_Task material:_
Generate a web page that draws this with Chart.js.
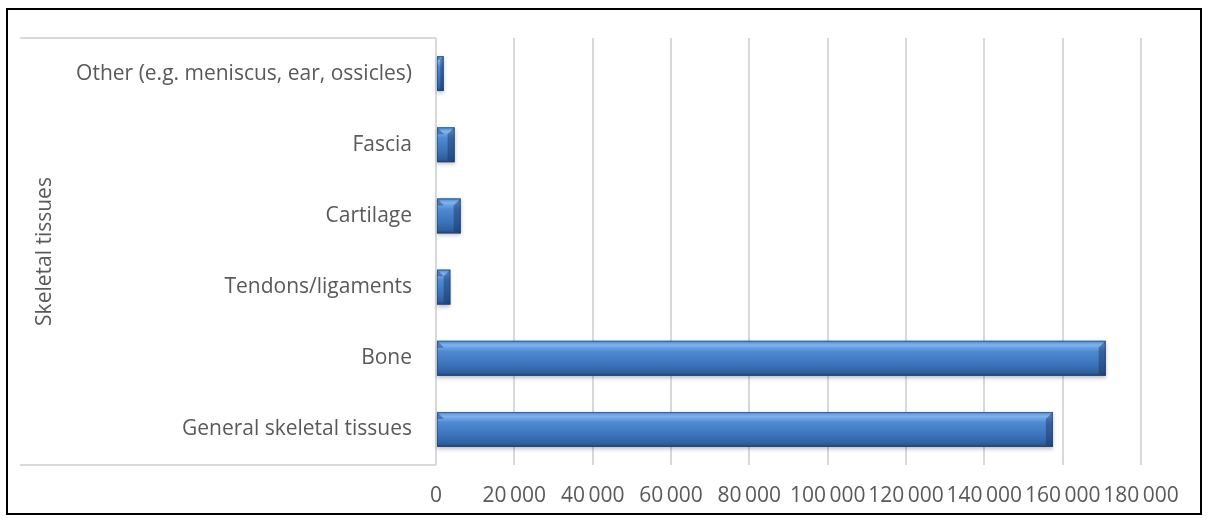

...

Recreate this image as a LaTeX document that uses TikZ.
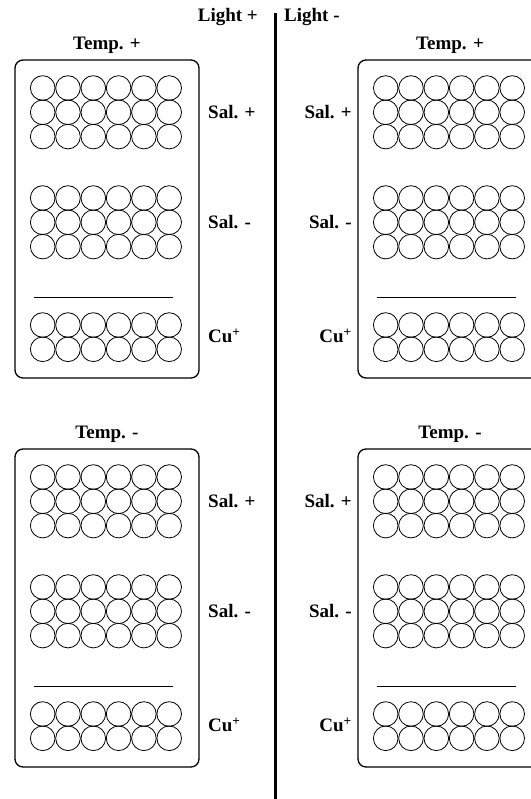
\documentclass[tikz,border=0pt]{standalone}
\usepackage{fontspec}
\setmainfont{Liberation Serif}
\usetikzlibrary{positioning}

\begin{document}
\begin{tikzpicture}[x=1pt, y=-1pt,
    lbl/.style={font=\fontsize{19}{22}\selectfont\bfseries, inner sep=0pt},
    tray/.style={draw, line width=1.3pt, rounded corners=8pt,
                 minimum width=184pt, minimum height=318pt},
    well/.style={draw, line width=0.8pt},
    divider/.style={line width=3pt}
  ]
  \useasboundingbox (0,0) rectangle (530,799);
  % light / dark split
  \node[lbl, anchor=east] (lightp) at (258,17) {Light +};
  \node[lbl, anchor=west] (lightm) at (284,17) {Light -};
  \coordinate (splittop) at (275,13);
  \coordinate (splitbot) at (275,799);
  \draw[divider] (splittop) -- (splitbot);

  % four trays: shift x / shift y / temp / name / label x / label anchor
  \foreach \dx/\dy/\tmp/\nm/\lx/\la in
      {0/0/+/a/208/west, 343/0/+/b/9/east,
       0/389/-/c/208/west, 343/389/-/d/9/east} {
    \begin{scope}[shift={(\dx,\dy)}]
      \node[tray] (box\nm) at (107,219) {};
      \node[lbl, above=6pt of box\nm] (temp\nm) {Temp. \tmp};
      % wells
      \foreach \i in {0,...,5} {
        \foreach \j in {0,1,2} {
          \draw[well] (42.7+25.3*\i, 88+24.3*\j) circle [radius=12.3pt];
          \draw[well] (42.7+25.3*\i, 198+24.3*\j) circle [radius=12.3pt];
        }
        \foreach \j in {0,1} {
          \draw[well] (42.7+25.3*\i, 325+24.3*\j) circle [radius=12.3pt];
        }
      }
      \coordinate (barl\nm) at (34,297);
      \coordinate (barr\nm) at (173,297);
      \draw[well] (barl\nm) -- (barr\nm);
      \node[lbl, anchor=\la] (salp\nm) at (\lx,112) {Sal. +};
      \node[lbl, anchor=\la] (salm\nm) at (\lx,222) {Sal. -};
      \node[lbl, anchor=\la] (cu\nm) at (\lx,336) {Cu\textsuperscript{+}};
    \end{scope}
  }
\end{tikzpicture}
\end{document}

_The problem:_ Say how many lines in the entries contain the string "this", and leave out everything else.

_Result:_ 2